8/10
Roofs Require More Than Money
8 November 2017
A motel cul-de-sac has swallowed stacked rows of squatters. The pastel exteriors and novelty signs paint a twinkling sheen that covers welfare moans. Reservations are made in carefully segmented intervals, and the guests are never described as permanent. A purgatory for those with child ankle weights.

Bobby is the benevolent duke of the castle, a man residing beside his subjects, more of a servant than a ruler. His neck is always exposed, and his gracious disposition steamrolls his body into a doormat. Bobby's highest loyalty is to the children, unschooled, unchaperoned, and undisciplined.

The little Moonee is the three-foot terror that attempts to usurp the throne with prohibited ice cream and science experiments. She has recruited a rag tag team of mini hustlers. Stealing cues from her mother, Halley, she works the streets in significantly more innocent ways, yet retains the same sinister motive.

Stuck protecting doomed fragments of families, Bobby builds a secret charity under the nose of regional management. An alternative lodging option for families not fortunate enough to stay within the Kingdom, his operation melds Floridian and out-of-state sensibilities in often vicious ways.

Scams and unsanctioned transactions of service comprise the income of drowning mothers. Abandon crack houses and hurricane remnants provide jungle gym sanctuaries for foulmouthed but imaginative rug rats. The safaris and mystery hunts culminate in vibrant childhoods undervalued by the state.

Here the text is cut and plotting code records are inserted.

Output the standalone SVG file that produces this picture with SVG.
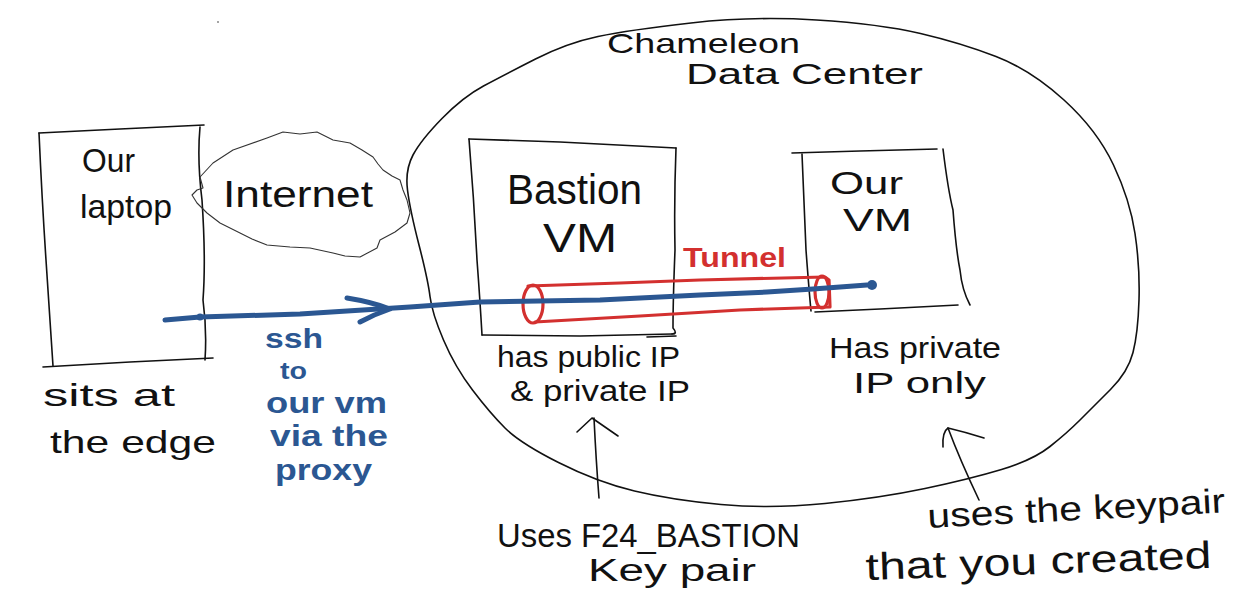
<svg xmlns="http://www.w3.org/2000/svg" width="1233" height="602" viewBox="0 0 1233 602">
<style>
.ink{fill:none;stroke:#111;stroke-width:1.6;stroke-linecap:round;stroke-linejoin:round}
.thin{fill:none;stroke:#333;stroke-width:1.1;stroke-linecap:round;stroke-linejoin:round}
.red{fill:none;stroke:#d3302f;stroke-width:3.2;stroke-linecap:round;stroke-linejoin:round}
.blue{fill:none;stroke:#2b5792;stroke-width:5;stroke-linecap:round;stroke-linejoin:round}
.t{font-family:"Liberation Sans","DejaVu Sans",sans-serif;fill:#111}
.bt{font-family:"Liberation Sans","DejaVu Sans",sans-serif;fill:#2b5792;font-weight:bold}
.rt{font-family:"Liberation Sans","DejaVu Sans",sans-serif;fill:#d3302f;font-weight:bold}
</style>
<rect width="1233" height="602" fill="#fff"/>
<circle cx="218" cy="22" r="0.8" fill="#333"/>

<g id="datacenter">
<path class="ink" d="M407.5,190 Q405,170 413,155 Q421,140 442,118.5 Q463,97 483.5,86 Q504,75 535.5,59 Q567,43 598,36.5 Q629,30 691,23 Q753,16 816.5,20 Q880,24 920.5,33.5 Q961,43 996,56.5 Q1031,70 1064,100 Q1097,130 1113.5,165 Q1130,200 1135,233.5 Q1140,267 1139,300 Q1138,333 1133,352.5 Q1128,372 1110.5,389.5 Q1093,407 1080,420 Q1067,433 1050,446.5 Q1033,460 1001.5,469.5 Q970,479 925,488.5 Q880,498 825,503.5 Q770,509 721,504.5 Q672,500 634.5,491 Q597,482 558.5,462.5 Q520,443 505,428 Q490,413 472.5,390 Q455,367 443.5,340 Q432,313 430,296.5 Q428,280 419,245 Q410,210 407.5,190 Z"/>
<text class="t" x="607" y="53" font-size="28" textLength="193" lengthAdjust="spacingAndGlyphs">Chameleon</text>
<text class="t" x="686" y="84" font-size="29" textLength="237" lengthAdjust="spacingAndGlyphs">Data Center</text>
</g>

<g id="laptop">
<path class="ink" d="M39,133 L120,129 L204,125"/>
<path class="ink" d="M39,133 Q42,200 46,260 Q50,320 53,366"/>
<path class="ink" d="M200,127 Q197,160 202,200 Q206,260 203,300 Q207,330 205,360"/>
<path class="ink" d="M43,367 L130,362 L213,358"/>
<text class="t" x="82" y="172" font-size="34" textLength="53" lengthAdjust="spacingAndGlyphs">Our</text>
<text class="t" x="80" y="218" font-size="34" textLength="92" lengthAdjust="spacingAndGlyphs">laptop</text>
<text class="t" x="43" y="406" font-size="32" textLength="132" lengthAdjust="spacingAndGlyphs">sits at</text>
<text class="t" x="50" y="453" font-size="32" textLength="166" lengthAdjust="spacingAndGlyphs">the edge</text>
</g>

<g id="internet">
<path class="thin" d="M200,177 L213,163 L233,150 L267,138 L283,132 L300,134 L317,132 L333,140 L350,143 L362,150 L373,157 L378,164 L383,170 L392,176 L400,180 L403,190 L407,200 L410,213 L407,223 L395,232 L380,240 L377,248 L360,257 L345,256 L333,253 L310,248 L290,247 L267,245 L252,239 L240,233 L220,223 L207,213 L197,203 L192,195 L197,190 L203,188 L200,177"/>
<text class="t" x="223" y="207" font-size="36" textLength="150" lengthAdjust="spacingAndGlyphs">Internet</text>
</g>

<g id="bastion">
<path class="ink" d="M469,139 L560,142 L676,148"/>
<path class="ink" d="M469,139 Q474,200 477,260 Q480,300 482,335"/>
<path class="ink" d="M676,148 Q674,200 675,250 Q673,300 673,328 Q678,334 672,334"/>
<path class="ink" d="M482,335 L580,336 L672,334"/>
<path class="ink" d="M647,337 L676,336"/>
<text class="t" x="507" y="204" font-size="42" textLength="135" lengthAdjust="spacingAndGlyphs">Bastion</text>
<text class="t" x="543" y="252" font-size="40" textLength="74" lengthAdjust="spacingAndGlyphs">VM</text>
<text class="t" x="497" y="367" font-size="29" textLength="183" lengthAdjust="spacingAndGlyphs">has public IP</text>
<text class="t" x="510" y="401" font-size="29" textLength="180" lengthAdjust="spacingAndGlyphs">&amp; private IP</text>
<text class="t" x="497" y="547" font-size="33" textLength="303" lengthAdjust="spacingAndGlyphs">Uses F24_BASTION</text>
<text class="t" x="588" y="581" font-size="31" textLength="168" lengthAdjust="spacingAndGlyphs">Key pair</text>
</g>

<g id="ourvm">
<path class="ink" d="M792,153 L860,151 L937,149"/>
<path class="ink" d="M802,154 Q804,200 806,250 Q809,290 811,311"/>
<path class="ink" d="M943,149 Q948,190 953,210 Q956,250 960,270 Q962,290 970,305"/>
<path class="ink" d="M815,312 L880,309 L958,305"/>
<text class="t" x="830" y="194" font-size="32" textLength="73" lengthAdjust="spacingAndGlyphs">Our</text>
<text class="t" x="843" y="231" font-size="32" textLength="69" lengthAdjust="spacingAndGlyphs">VM</text>
<text class="t" x="829" y="358" font-size="30" textLength="172" lengthAdjust="spacingAndGlyphs">Has private</text>
<text class="t" x="853" y="393" font-size="30" textLength="133" lengthAdjust="spacingAndGlyphs">IP only</text>
<text class="t" x="928" y="528" font-size="34" textLength="298" lengthAdjust="spacingAndGlyphs" transform="rotate(-3 928 528)">uses the keypair</text>
<text class="t" x="866" y="580" font-size="38" textLength="346" lengthAdjust="spacingAndGlyphs" transform="rotate(-2 866 580)">that you created</text>
</g>

<g id="tunnel">
<path class="red" d="M528,286 L620,283 L700,280 L825,277 L829,280 L830,307 L740,310 L640,316 L535,322"/>
<ellipse class="red" cx="533" cy="304" rx="10" ry="19"/>
<ellipse class="red" cx="822" cy="292" rx="7" ry="16"/>
<text class="rt" x="683" y="267" font-size="27" textLength="103" lengthAdjust="spacingAndGlyphs">Tunnel</text>
</g>

<g id="connectors">
<path class="blue" d="M165,320 L200,317 L300,314 L410,307 L480,302 L600,300 L700,295 L767,292 L813,289 L867,285"/>
<circle cx="872" cy="285" r="5" fill="#2b5792"/>
<circle cx="200" cy="317" r="3.5" fill="#2b5792"/>
<path class="blue" d="M347,298 Q372,302 390,309 Q375,314 360,322"/>
<path class="ink" d="M599,498 Q596,460 594,418"/>
<path class="ink" d="M577,432 L592,418 L618,436"/>
<path class="ink" d="M979,500 Q960,460 948,428"/>
<path class="ink" d="M943,447 Q942,432 948,428 Q965,432 984,438"/>
</g>

<g id="ssh-label">
<text class="bt" x="265" y="348" font-size="27" textLength="58" lengthAdjust="spacingAndGlyphs">ssh</text>
<text class="bt" x="280" y="379" font-size="23" textLength="27" lengthAdjust="spacingAndGlyphs">to</text>
<text class="bt" x="266" y="413" font-size="30" textLength="121" lengthAdjust="spacingAndGlyphs">our vm</text>
<text class="bt" x="270" y="446" font-size="30" textLength="118" lengthAdjust="spacingAndGlyphs">via the</text>
<text class="bt" x="275" y="480" font-size="30" textLength="97" lengthAdjust="spacingAndGlyphs">proxy</text>
</g>
</svg>
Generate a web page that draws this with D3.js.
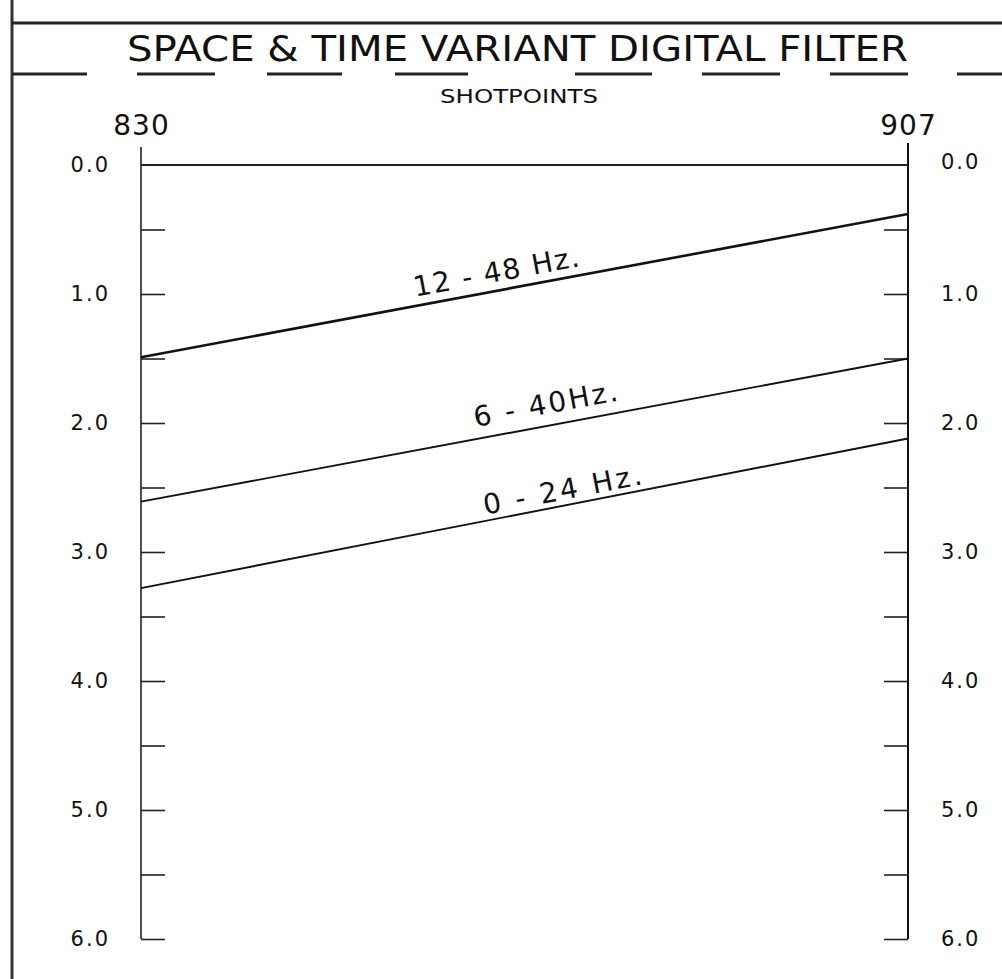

A war of financial attrition rages as Moonee becomes a giant prune in a bathtub play prison. Bobby trusts Halley at an unreasonable level, but he is trying to rewrite a history that has pushed his last "Halley" beyond communication. Parenthood becomes rather arbitrary when predators are loose. A motel manager can even be a father in a pinch, but the kids are bound for a custody cyclone.